What needs to be done:
Pictures stay out of the copy; restate everything else in the material exactly.

** BEGIN Data shown **

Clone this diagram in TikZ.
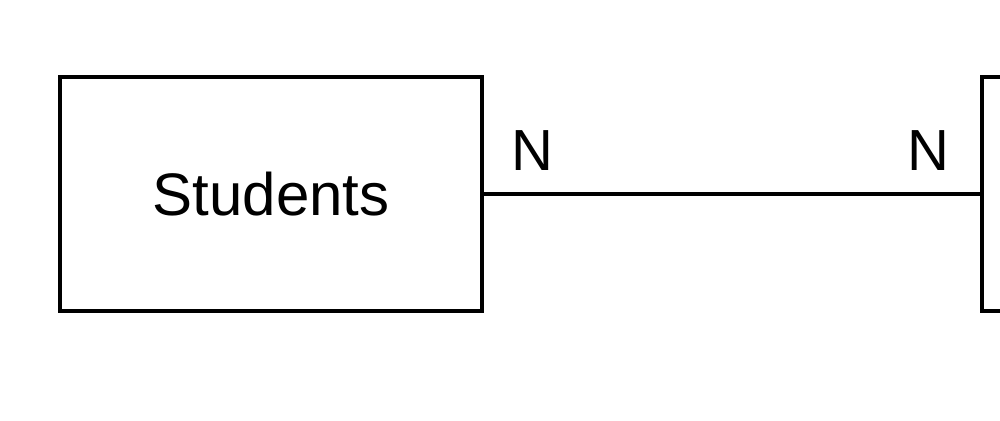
\documentclass[tikz,border=0pt]{standalone}
\usepackage{fontspec}
\setmainfont{Liberation Sans}
\begin{document}
\begin{tikzpicture}[x=1pt,y=1pt,
  entity/.style={draw=black,line width=1.7pt,rectangle,inner sep=0pt,minimum width=211pt,minimum height=117pt,font=\fontsize{30}{36}\selectfont},
  card/.style={anchor=base,inner sep=0pt,font=\fontsize{29}{34}\selectfont},
  link/.style={draw=black,line width=1.6pt}]
\useasboundingbox (0,0) rectangle (500,210);
\clip (0,0) rectangle (500,210);
\node[entity] (students) at (135.5,113) {\raisebox{-3pt}{Students}};
\node[entity] (other) at (596.5,113) {};
\draw[link] (students.east) -- (other.west);
\node[card] (n1) at (266,125) {N};
\node[card] (n2) at (464,125) {N};
\end{tikzpicture}
\end{document}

** END Data shown **

Complete answer:
Clone this diagram in TikZ.
\documentclass[tikz,border=0pt]{standalone}
\usepackage{fontspec}
\setmainfont{Liberation Sans}
\begin{document}
\begin{tikzpicture}[x=1pt,y=1pt,
  entity/.style={draw=black,line width=1.7pt,rectangle,inner sep=0pt,minimum width=211pt,minimum height=117pt,font=\fontsize{30}{36}\selectfont},
  card/.style={anchor=base,inner sep=0pt,font=\fontsize{29}{34}\selectfont},
  link/.style={draw=black,line width=1.6pt}]
\useasboundingbox (0,0) rectangle (500,210);
\clip (0,0) rectangle (500,210);
\node[entity] (students) at (135.5,113) {\raisebox{-3pt}{Students}};
\node[entity] (other) at (596.5,113) {};
\draw[link] (students.east) -- (other.west);
\node[card] (n1) at (266,125) {N};
\node[card] (n2) at (464,125) {N};
\end{tikzpicture}
\end{document}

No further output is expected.